* **What you have to do**:
Answer with one number: how many lines hold the string "size".
>> begin Provided data
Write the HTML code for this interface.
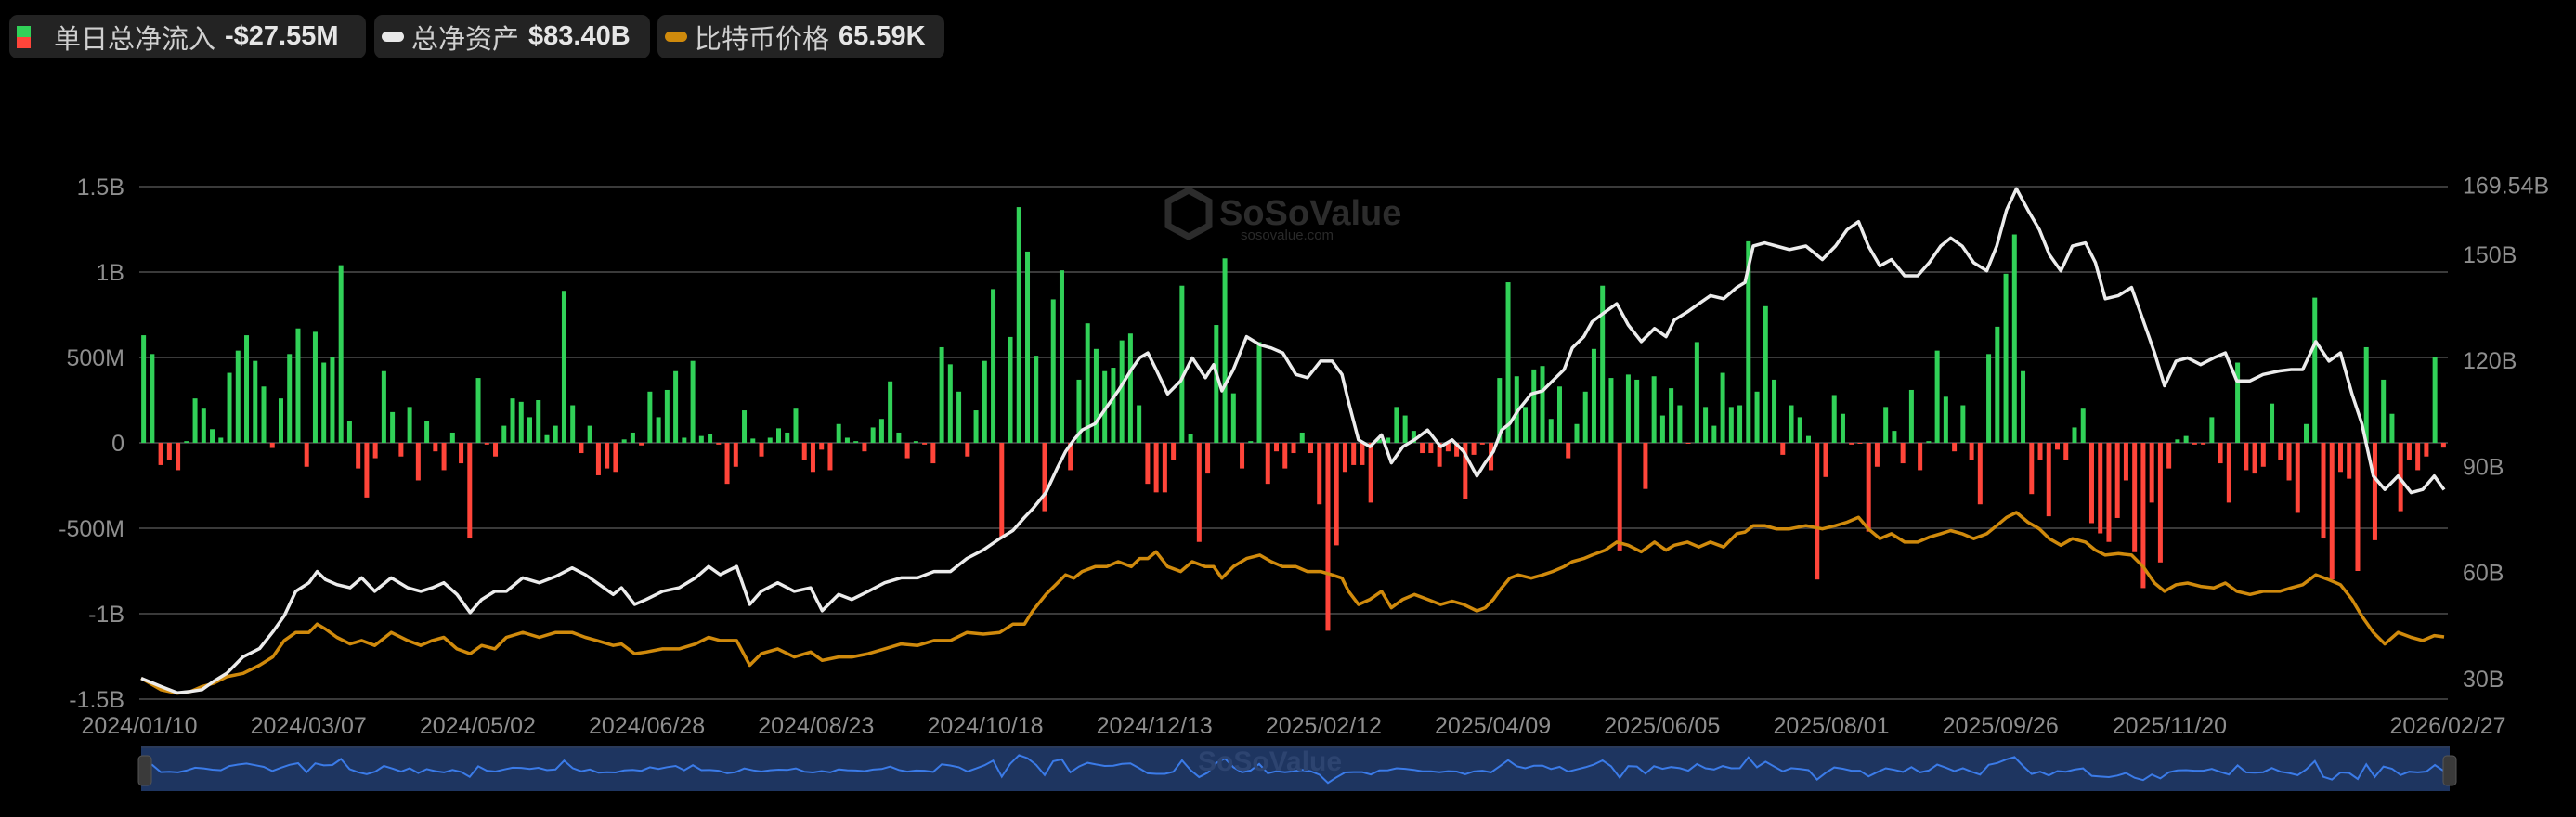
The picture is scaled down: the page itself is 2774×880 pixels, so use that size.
<!DOCTYPE html>
<html><head><meta charset="utf-8">
<style>
html,body{margin:0;padding:0;background:#000;width:2774px;height:880px;overflow:hidden}
.leg{position:absolute;top:16px;height:47px;background:#232323;border-radius:9px;display:flex;align-items:center;color:#d0d0d0;font-family:"Liberation Sans","Noto Sans CJK SC",sans-serif;font-size:29px;white-space:nowrap}
.leg b{font-weight:bold;margin-left:10px;color:#e6e6e6}
svg{position:absolute;left:0;top:0}
</style></head><body>
<div class="leg" style="left:10px;width:384px">
  <span style="display:inline-block;margin-left:8px;width:15px;height:24px;background:linear-gradient(#31d158 50%,#ff453a 50%)"></span>
  <span style="margin-left:25px">单日总净流入</span><b>-$27.55M</b>
</div>
<div class="leg" style="left:403px;width:297px">
  <span style="display:inline-block;margin-left:8px;width:24px;height:11px;border-radius:6px;background:#e8e8e8"></span>
  <span style="margin-left:8px">总净资产</span><b>$83.40B</b>
</div>
<div class="leg" style="left:708px;width:309px">
  <span style="display:inline-block;margin-left:8px;width:24px;height:11px;border-radius:6px;background:#cf8a0c"></span>
  <span style="margin-left:8px">比特币价格</span><b>65.59K</b>
</div>
<svg id="chart" width="2774" height="880" font-family="Liberation Sans, sans-serif"></svg>
<script>
const flows = [630,520,-130,-100,-160,10,260,200,80,30,410,540,630,480,330,-30,260,520,670,-140,650,470,500,1040,130,-150,-320,-90,420,180,-80,210,-220,130,-50,-160,60,-120,
-560,380,-10,-80,100,260,240,150,250,45,100,890,220,-60,100,-190,-150,-170,20,60,-15,300,150,310,420,30,480,40,50,-10,-240,-140,190,25,-80,30,85,60,200,-100,-170,-40,-160,110,30,10,-50,90,
140,360,60,-90,10,-10,-120,560,460,300,-80,190,480,900,-550,620,1380,1120,510,-400,840,1010,-160,370,700,550,420,440,600,640,220,-240,-290,-290,-100,920,50,-580,-180,690,1080,290,-150,10,590,-240,-50,-150,-60,60,-60,-360,-1100,-600,-170,-130,-130,-350,20,30,210,160,70,-60,-60,-140,-50,-80,-330,-70,-10,-160,380,940,390,210,430,450,140,330,-90,110,300,550,920,380,-630,400,
370,-270,390,160,320,220,-5,590,210,100,410,210,220,1180,300,800,370,-70,220,150,40,-800,-200,280,170,-10,-5,-520,-140,210,70,-120,310,-160,10,540,270,-50,220,-100,-360,520,680,990,1220,420,-300,-100,-430,-40,-100,90,200,-470,-530,-580,-440,-220,-640,-850,-350,-700,-150,20,40,-10,-10,150,-120,-350,470,-160,-180,-140,230,-100,-220,-410,110,850,-560,-800,-170,-210,-750,560,-570,370,170,-400,-100,-160,-80,500,-28];
// sample time offsets (out of dayCount) for the line series
const dayCount = 1400;
const sampleDay = [0,12,22,30,37,44,52,62,72,80,87,94,102,107,112,119,127,134,142,152,162,170,177,184,192,200,207,215,222,232,242,252,262,270,277,287,292,300,307,317,327,337,345,352,362,370,377,387,397,407,414,424,432,442,452,462,472,482,492,502,512,522,530,537,542,550,557,562,567,572,580,587,594,602,607,612,617,624,632,639,647,652,657,664,672,680,687,694,702,709,717,724,730,734,740,747,754,760,767,774,782,790,797,804,812,817,822,827,832,837,845,852,858,865,870,877,882,890,897,904,912,920,927,932,940,947,954,962,970,975,980,987,994,1002,1012,1022,1030,1037,1044,1050,1057,1064,1072,1080,1087,1094,1100,1107,1114,1122,1128,1134,1140,1147,1154,1160,1167,1174,1182,1188,1194,1202,1210,1217,1224,1230,1237,1244,1252,1260,1267,1274,1282,1290,1300,1307,1314,1322,1330,1337,1344,1350,1357,1364,1372,1380,1387,1394,1400];
const assets = [30.1,27.8,26.0,26.4,26.9,29.2,31.5,36.2,38.5,43.2,47.8,54.7,57.1,60.3,58.0,56.6,55.7,58.5,54.7,58.5,55.7,54.7,55.7,57.1,53.8,48.7,52.4,54.7,54.7,58.5,57.1,58.9,61.3,59.4,57.1,53.8,55.7,51.0,52.4,54.7,55.7,58.5,61.7,59.4,61.7,51.0,54.7,57.1,54.7,55.7,49.2,53.8,52.4,54.7,57.1,58.5,58.5,60.3,60.3,64.0,66.4,69.6,71.9,75.6,78.0,82.6,89.6,94.2,97.5,100.3,102.1,106.8,111.4,117.4,120.7,122.1,117.4,110.5,114.2,120.7,115.1,118.8,111.4,117.4,126.7,124.4,123.5,122.1,116.0,115.1,119.8,119.8,116.0,108.2,97.5,95.6,98.9,91.0,95.6,97.5,100.3,95.6,97.5,94.2,87.3,91.0,94.2,100.3,102.1,105.8,110.5,111.4,114.2,117.4,123.5,126.7,130.9,133.7,136.0,130.0,125.3,129.0,126.7,131.4,133.7,136.0,138.3,137.4,140.6,142.0,152.3,153.2,152.3,151.3,152.3,148.5,152.3,156.9,159.2,152.3,146.7,148.5,143.9,143.9,147.6,152.3,154.6,152.3,147.6,145.3,152.3,162.5,168.5,162.5,156.9,149.9,145.3,152.3,153.2,147.6,137.4,138.3,140.6,131.4,122.1,112.8,119.8,120.7,118.8,120.7,122.1,114.2,114.2,116.0,117.0,117.4,117.4,125.3,119.8,122.1,110.5,102.1,87.3,83.5,87.3,82.6,83.5,87.3,83.4];
const btc = [46.2,40.8,39.2,40.0,42.3,43.8,46.9,48.5,52.3,56.2,63.9,67.7,67.7,71.6,69.3,65.4,62.3,63.9,61.6,67.7,63.9,61.6,63.9,65.4,60.0,57.7,61.6,60.0,65.4,67.7,65.4,67.7,67.7,65.4,63.9,61.6,62.3,57.7,58.5,60.0,60.0,62.3,65.4,63.9,63.9,52.3,57.7,60.0,56.2,58.5,54.6,56.2,56.2,57.7,60.0,62.3,61.6,63.9,63.9,67.7,66.9,67.7,71.6,71.6,77.8,85.5,90.9,94.7,93.2,96.3,98.6,98.6,100.9,98.6,102.4,102.4,105.5,98.6,96.3,100.9,98.6,98.6,93.2,98.6,102.4,104.0,100.9,98.6,98.6,96.3,96.3,94.7,93.2,87.0,80.8,83.2,87.0,79.3,83.2,85.5,83.2,80.8,82.4,80.8,77.8,79.3,83.2,88.6,93.2,94.7,93.2,94.7,96.3,98.6,100.9,102.4,104.0,106.3,110.1,108.6,105.5,110.1,106.3,108.6,110.1,107.8,110.1,107.8,114.0,114.8,117.8,117.8,116.3,116.3,117.8,116.3,117.8,119.4,121.7,116.3,111.7,114.0,110.1,110.1,112.4,114.0,115.5,114.0,111.7,114.0,117.8,121.7,124.0,119.4,116.3,111.7,108.6,111.7,110.1,106.3,104.0,104.7,104.0,98.6,90.9,87.0,90.1,90.9,89.3,88.6,90.9,87.0,85.5,87.0,87.0,88.6,90.1,94.7,92.4,90.1,83.2,75.4,67.7,62.3,67.7,65.4,63.9,66.2,65.6];
const leftTicks = [1500,1000,500,0,-500,-1000,-1500];
const leftTickLabels = ["1.5B","1B","500M","0","-500M","-1B","-1.5B"];
const rightTicks = [169.54,150,120,90,60,30];
const rightTickLabels = ["169.54B","150B","120B","90B","60B","30B"];
const dateLabels = ["2024/01/10","2024/03/07","2024/05/02","2024/06/28","2024/08/23","2024/10/18","2024/12/13","2025/02/12","2025/04/09","2025/06/05","2025/08/01","2025/09/26","2025/11/20"];
const lastDate = "2026/02/27";

const NS="http://www.w3.org/2000/svg";
const svg=document.getElementById('chart');
const X0=150,X1=2636;
function el(tag,attrs,parent){const e=document.createElementNS(NS,tag);for(const k in attrs)e.setAttribute(k,attrs[k]);(parent||svg).appendChild(e);return e;}
const yL=v=>477-v*0.184;
const yR=v=>731-(v-30)*3.81;
const yP=v=>731-(v-46)*2.295;
const xCat=(i,n)=>X0+(i+0.5)*(X1-X0)/n;
const xDay=d=>X0+2+d/dayCount*(X1-X0-6);

const wm=el('g',{});


el('path',{d:'M1280 205 l22 12 v26 l-22 12 l-22 -12 v-26 z',fill:'none',stroke:'#2c2c2c','stroke-width':7},wm);
el('text',{x:1313,y:242,fill:'#2c2c2c','font-size':38,'font-weight':'bold'},wm).textContent='SoSoValue';
el('text',{x:1336,y:258,fill:'#2a2a2a','font-size':15},wm).textContent='sosovalue.com';

leftTicks.forEach((v,i)=>{
  const g=el('line',{x1:X0,x2:X1,y1:yL(v),y2:yL(v),stroke:'#3a3a3a','stroke-width':2});
  
  
  const t=el('text',{x:134,y:yL(v)+9,fill:'#8e8e8e','font-size':25,'text-anchor':'end'});
  
  
  t.textContent=leftTickLabels[i];
});
rightTicks.forEach((v,i)=>{
  const t=el('text',{x:2652,y:yR(v)+9,fill:'#8e8e8e','font-size':25});
  
  
  t.textContent=rightTickLabels[i];
});
const step=182.2;
dateLabels.forEach((d,i)=>{
  const t=el('text',{x:X0+i*step,y:790,fill:'#8e8e8e','font-size':25,'text-anchor':'middle'});
  
  
  t.textContent=d;
});
const lt=el('text',{x:X1,y:790,fill:'#8e8e8e','font-size':25,'text-anchor':'middle'});


lt.textContent=lastDate;

const n=flows.length;
flows.forEach((v,i)=>{
  const x=xCat(i,n),y0=yL(0),y1=yL(v);
  const b=el('rect',{x:x-2.5,width:5,y:Math.min(y0,y1),height:Math.max(1,Math.abs(y1-y0)),fill:v>=0?'#31d158':'#ff453a'});
  
  
});
function line(arr,yf,color,name){
  const d=arr.map((v,i)=>(i?'L':'M')+xDay(sampleDay[Math.min(i,sampleDay.length-1)]).toFixed(1)+' '+yf(v).toFixed(1)).join(' ');
  const p=el('path',{d,fill:'none',stroke:color,'stroke-width':3.5,'stroke-linejoin':'round'});
  
  
}
line(btc,yP,'#d08a0c','btc-price-line');
line(assets,yR,'#ececec','total-net-assets-line');

const nav=el('g',{});


el('rect',{x:X0+2,y:804,width:X1-X0,height:48,fill:'#1e3560'},nav);
el('rect',{x:X0+2,y:804,width:X1-X0,height:2,fill:'#2a3a5a'},nav);
const nd=flows.map((v,i)=>(i?'L':'M')+xCat(i,n).toFixed(1)+' '+(830-v*0.012).toFixed(1)).join(' ');
el('path',{d:nd,fill:'none',stroke:'#3b7be8','stroke-width':2},nav);
el('text',{x:1290,y:830,fill:'#2d4470','font-size':30,'font-weight':'bold'},nav).textContent='SoSoValue';
[X0+6,X1+2].forEach(x=>{
  const h=el('rect',{x:x-7,y:814,width:14,height:32,rx:4,fill:'#3a3a3a',stroke:'#555','stroke-width':1});
  
  
});
</script>
</body></html>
>> end Provided data
* **Result**:
9